U bent hier

Grenzen en raakvlakken

afbeelding van Elze
Goh, wat heb ik me geërgerd aan dat artikel van José Rijnaarts in Opzij nr. 3 j.l. over Lulu Wang. Wat een botheid en on­ge­voe­lig­heid. Ik kan maar twee dingen be­denken; ofwel het onder­werp raakt haar persoon­lijk dermate dat ze dit alleen lijkt te kunnen bekijken door te doen alsof het allemaal niet ge­beurd is, [iets waar veel slachtoffers van overschre­den persoon­lijke grenzen, in welke vorm dan ook, last van hebben], ofwel ze is stront­jaloers dat iemand zo `makke­lijk’ succes heeft met een boek vol taalfou­ten omdat het onder­werp het publiek aanspreekt.
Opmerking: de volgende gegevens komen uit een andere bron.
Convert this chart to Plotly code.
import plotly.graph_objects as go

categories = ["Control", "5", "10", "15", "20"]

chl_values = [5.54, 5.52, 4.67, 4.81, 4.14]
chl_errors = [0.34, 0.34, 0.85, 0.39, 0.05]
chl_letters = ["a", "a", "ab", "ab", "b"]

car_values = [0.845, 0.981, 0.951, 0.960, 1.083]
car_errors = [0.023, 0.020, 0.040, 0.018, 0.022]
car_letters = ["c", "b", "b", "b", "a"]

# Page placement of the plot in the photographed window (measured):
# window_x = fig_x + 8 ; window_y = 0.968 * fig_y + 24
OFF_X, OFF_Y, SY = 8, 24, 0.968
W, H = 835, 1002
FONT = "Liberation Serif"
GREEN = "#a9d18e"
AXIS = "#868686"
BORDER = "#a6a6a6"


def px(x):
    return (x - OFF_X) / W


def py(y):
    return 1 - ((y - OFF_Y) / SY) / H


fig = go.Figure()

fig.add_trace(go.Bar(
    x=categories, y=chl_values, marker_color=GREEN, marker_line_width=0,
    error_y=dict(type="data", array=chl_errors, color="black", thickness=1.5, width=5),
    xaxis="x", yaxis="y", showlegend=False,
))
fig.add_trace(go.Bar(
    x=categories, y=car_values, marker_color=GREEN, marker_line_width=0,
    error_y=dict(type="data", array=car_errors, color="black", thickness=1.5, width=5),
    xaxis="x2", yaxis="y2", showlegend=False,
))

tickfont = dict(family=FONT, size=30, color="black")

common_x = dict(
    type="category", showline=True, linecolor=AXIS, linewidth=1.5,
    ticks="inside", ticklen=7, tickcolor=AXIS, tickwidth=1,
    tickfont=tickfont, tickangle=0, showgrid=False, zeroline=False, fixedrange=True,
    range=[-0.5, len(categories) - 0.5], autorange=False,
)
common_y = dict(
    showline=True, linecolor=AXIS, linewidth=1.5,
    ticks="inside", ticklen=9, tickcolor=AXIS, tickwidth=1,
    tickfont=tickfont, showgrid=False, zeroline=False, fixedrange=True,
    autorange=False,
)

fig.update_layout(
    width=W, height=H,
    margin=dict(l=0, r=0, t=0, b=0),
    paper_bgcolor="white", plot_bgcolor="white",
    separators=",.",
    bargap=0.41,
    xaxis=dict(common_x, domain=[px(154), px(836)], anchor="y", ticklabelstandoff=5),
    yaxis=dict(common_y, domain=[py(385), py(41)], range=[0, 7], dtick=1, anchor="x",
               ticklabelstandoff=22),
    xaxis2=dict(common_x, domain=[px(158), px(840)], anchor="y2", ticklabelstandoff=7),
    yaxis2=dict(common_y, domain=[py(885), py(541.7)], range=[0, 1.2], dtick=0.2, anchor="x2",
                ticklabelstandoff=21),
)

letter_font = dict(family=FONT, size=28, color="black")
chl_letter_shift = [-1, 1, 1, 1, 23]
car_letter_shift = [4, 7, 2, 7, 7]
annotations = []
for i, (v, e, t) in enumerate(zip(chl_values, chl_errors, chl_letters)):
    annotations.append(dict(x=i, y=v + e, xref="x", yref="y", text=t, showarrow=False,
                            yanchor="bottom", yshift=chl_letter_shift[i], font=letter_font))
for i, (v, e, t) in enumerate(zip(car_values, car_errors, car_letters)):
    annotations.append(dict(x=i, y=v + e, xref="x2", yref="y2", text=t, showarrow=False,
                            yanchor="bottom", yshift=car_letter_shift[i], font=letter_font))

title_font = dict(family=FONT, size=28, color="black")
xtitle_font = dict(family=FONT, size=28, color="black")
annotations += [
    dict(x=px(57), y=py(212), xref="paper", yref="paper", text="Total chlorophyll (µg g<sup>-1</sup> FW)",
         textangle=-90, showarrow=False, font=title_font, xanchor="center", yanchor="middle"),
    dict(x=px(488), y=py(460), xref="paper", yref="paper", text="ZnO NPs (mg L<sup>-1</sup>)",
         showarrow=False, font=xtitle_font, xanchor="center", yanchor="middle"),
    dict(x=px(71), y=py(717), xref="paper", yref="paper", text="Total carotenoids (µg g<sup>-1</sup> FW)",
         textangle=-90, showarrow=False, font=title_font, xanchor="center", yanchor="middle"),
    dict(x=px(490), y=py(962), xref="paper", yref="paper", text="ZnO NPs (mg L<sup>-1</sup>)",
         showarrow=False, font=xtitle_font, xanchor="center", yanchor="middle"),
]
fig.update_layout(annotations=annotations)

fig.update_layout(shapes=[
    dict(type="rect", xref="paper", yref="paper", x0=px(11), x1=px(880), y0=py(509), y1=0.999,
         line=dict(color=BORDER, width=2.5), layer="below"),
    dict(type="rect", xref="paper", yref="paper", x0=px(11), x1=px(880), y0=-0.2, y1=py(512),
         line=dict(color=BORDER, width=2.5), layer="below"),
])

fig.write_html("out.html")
In dit laatste geval, wat let haar…? Gezien haar op­merkin­gen als `op het hart trappen’ e.a. ga ik ervan uit dat het haar persoon­lijk, op welke manier dan ook, raakt. Net zoals dit mij raakt.
 
Als je in je leven persoon­lijk veel geraakt wordt, scherm je jezelf op één of andere manier af. Dat geldt voort Lulu Wang maar ook voor José Rijnaarts. Eén van de veel ge­hanteer­de manieren om te proberen grip te krijgen over dat wat je raakte is door er juist veel­vuldig mee om te gaan. Veel vrouwen die seksualiteit tot hun persoonlijk ver­koop­waar maken, getuigen hiervan. Het is een trieste poging om nu zelf de grenzen te willen aangeven. Een an­de­re manier is door het te vermijden, er bovenuit te stijgen en/of te ontkennen. Iedereen die met aangetaste gren­zen van respect [lichamenlijk, geestelijk, structureel pestgedrag, in welke vorm dan ook] te maken heeft gehad weet dat, zodra de herinnering naar boven komt, ook de gevoelens kei­hard terug kunnen komen. Dan zit je er weer even helemaal in, bo­ven­uitge­stegen of niet. Dan kun je plotseling weer, net zoals destijds, reageren op een `het raakt me niet’, `ik pas me aan’, `het schijnt leuk te zijn – het ís leuk, toch?’ of 'waag het niet anders.....' manier. Au­to­ma­ti­sche reac­ties, vanuit dat oorspronkelijke gevoel. In meer of mindere mate hebben we allemaal met dat soort gevoelens te maken of te maken gehad.
 
Lulu Wang zat er ook hele­maal in. Zodanig dat ook jaartal­len niet kloppen. Of ze op een bepaalde leeftijd meer of minder kon zeggen is in mijn ogen niet relevant. Als een gevoel of de woorden in de herinnering terugkomen staat daar geen jaartal bij. Wel ben ik ook van mening dat een uitgever op dit soort zaken had moeten letten. Vanuit de schrijver gezien kan ik me voorstellen dat ze dit in sneltreinvaart opgeschreven heeft en vervolgens even goed zat was van al deze emoties. Dat Lulu Wang later terugkrabbelde past in mijn ogen helemaal in de con­text van haar boek; de eeuwige twijfel of iets wel of niet gebeurd is, zeker waar ouders glashard blijven ontkennen en de mooie perfecte buitenkant blijven laten zien. De normen van gesloten gezinsculturen en de her­in­ne­ring daaraan maken het des te angstiger om de vuile was buiten te hangen. Zeer zeker in onze con­or­mis­ti­sche maatschappij waar de wereld van mooie plaatjes aan elkaar hangt. Ook de manier waarop ze deze twijfel be­schrijft, maken duidelijk, en voor velen waar­schijn­lijk herkenbaar, hoe moeilijk het is om tegen de stroom van `dat kan niet, dat is niet gebeurd’ in te gaan. 
 
Het gaat niet om de voors of tegens, wel of niet gebeurd, het gaat om het feit dat er grenzen overschreden zijn. In wat voor vorm dan ook. Het gaat ook over de ont­ken­ning; het ja van de één tegenover het nee van de ander en de eenzaam­heid die dat alleen al teweegbrengt. Van daaruit is dit boek geschreven. Veel vrouwen, waaronder ik, heb­ben dat be­grepen. En pakken dat signaal op. En dát heeft Lulu Wang willen duidelijk maken. La­ten we die in­ten­tie oppakken en niet op een agres­sieve en afbrekende manier gaan mug­gezif­ten over we­der­ke­ren­de werk­woor­den en al wat dies meer zij.